Николай Тимофеевич кивнул. К сестре в Марьину Рощу он наведывался не раз, костюм в Пассаже покупал, а в ЦУМе — патефон с пластинками. Утесов, Шульженко, Александрович, Козин…
— Тогда посмотрите сюда, — профессор показал на стену.
И в ту же секунду стена исчезла, и за ней раскрылась Красная площадь — красный кирпич древних зубчатых стен, мрамор Мавзолея, неподвижные фигуры часовых. По брусчатке площади бродили веселые, необычно одетые люди, под ногами у них сновали голуби, легкий ветер колыхал флаг над куполом дворца…

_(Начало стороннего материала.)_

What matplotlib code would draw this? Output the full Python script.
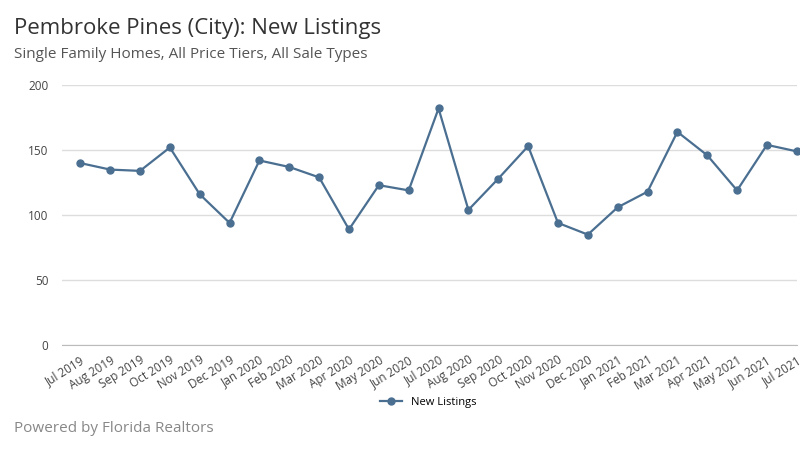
import matplotlib
matplotlib.use("Agg")
import matplotlib.pyplot as plt

months = ["Jul 2019","Aug 2019","Sep 2019","Oct 2019","Nov 2019","Dec 2019","Jan 2020","Feb 2020",
          "Mar 2020","Apr 2020","May 2020","Jun 2020","Jul 2020","Aug 2020","Sep 2020","Oct 2020",
          "Nov 2020","Dec 2020","Jan 2021","Feb 2021","Mar 2021","Apr 2021","May 2021","Jun 2021","Jul 2021"]
new_listings = [140,135,134,152,116,94,142,137,129,89,123,119,182,104,128,153,94,85,106,118,164,146,119,154,149]
yticks = [0,50,100,150,200]

plt.rcParams['font.family'] = ['Open Sans', 'DejaVu Sans']
fig = plt.figure(figsize=(8,4.5), dpi=100)
ax = fig.add_axes([0.078, 0.233, 0.918, 0.578])
color = "#4a6f91"
x = list(range(len(months)))
ax.plot(x, new_listings, color=color, lw=1.6, marker='o', ms=5, label="New Listings", clip_on=False, zorder=3)
ax.set_ylim(0, 200)
ax.set_xlim(-0.6, 24.0)
ax.set_yticks(yticks)
ax.set_xticks(x)
ax.set_xticklabels(months, rotation=32, ha='right', rotation_mode='anchor')
ax.tick_params(axis='both', length=0, labelsize=8.5, colors="#444444")
ax.tick_params(axis='x', pad=6)
ax.tick_params(axis='y', pad=10)
ax.grid(axis='y', color="#dddddd", lw=1)
for s in ['top','right','left']:
    ax.spines[s].set_visible(False)
ax.spines['bottom'].set_color("#bbbbbb")
ax.set_axisbelow(True)
fig.text(0.018, 0.925, "Pembroke Pines (City): New Listings", fontsize=16, color="#333333")
fig.text(0.018, 0.872, "Single Family Homes, All Price Tiers, All Sale Types", fontsize=11, color="#555555")
fig.text(0.018, 0.04, "Powered by Florida Realtors", fontsize=11, color="#888888")
fig.legend(loc='center', bbox_to_anchor=(0.535, 0.105), frameon=False, fontsize=8)
fig.savefig("out.png", dpi=100)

В первый момент Николай Тимофеевич решил, что это кино, но на кино это не походило. Просто не стало стены, и он видел Красную площадь через огромный проем. Но тут изображение стало стремительно вырастать, и вот уже перед ним был только Мавзолей, и огромные буквы на нем — ЛЕНИН. Затем картина сменилась, появился Большой театр, перед ним били фонтаны и тоже гуляли веселые люди. Потом театр поехал в сторону, и Николай Тимофеевич перестал что-либо узнавать — здания вокруг были странные, огромные, сплошь из стекла. Опять мелькнула кремлевская стена — он словно мчался к ней через площадь, уголком глаза отметив справа знакомые здания Манежа и университета, он тут же забыл о них, потому что чудесным способом поднялся в воздух, перелетел через решетку Александровского сада и замер перед языком пламени, трепещущим над мраморной пятиконечной звездой. Профессор Свет что-то говорил ему, но он не понимал ничего — все слова оставались за порогом сознания, а он продолжал идти, ехать, мчаться, лететь по улицам небывалой, невозможной Москвы — то рядом с забавными карапузами, таращившими на него круглые глазенки, то в стремительном полете над крышами.
Он видел здания небывалой вышины и прозрачные трубы над городом, в которых скользили прозрачные каплевидные поезда, обгонял диковинные автомобили, не похожие ни на что, спиралью взлетел чуть не к самому небу вокруг бетонной иглы неимоверной длины — верхняя часть вся была в каких-то железных прутьях, словно ерш для чистки ламповых стекол. На самой ее макушке, выше облаков, развевался красный флаг, а рядом с флагом летели двое на прозрачных крыльях — похоже, парень с девкой, — кувыркались в небе, смеялись и дурачились, ошалев от солнца, неба и любви… Потом все исчезло, стена комнаты вернулась на место, и постепенно Николай Тимофеевич осознал, что он по-прежнему сидит все в том же кабинете.
— Что это? — тихо спросил он после долгой паузы.
— Это Москва, сегодняшняя Москва, — ответили ему. — Это тот самый город, защищая который, и вы, и миллионы других людей шли на бой с фашизмом, шли на смерть и муки.
— Но ведь такое не сделать и за двадцать лет. Сколько же времени прошло? — еле слышно спросил Николай Тимофеевич, уже предугадывая ответ и страшась его. — Какой теперь год?
Они смотрели на него с жалостью и тревогой.
— Год вам ничего не скажет, — ответил Свет тихо, — у нас теперь другое летосчисление. А война закончилась пятьсот лет назад.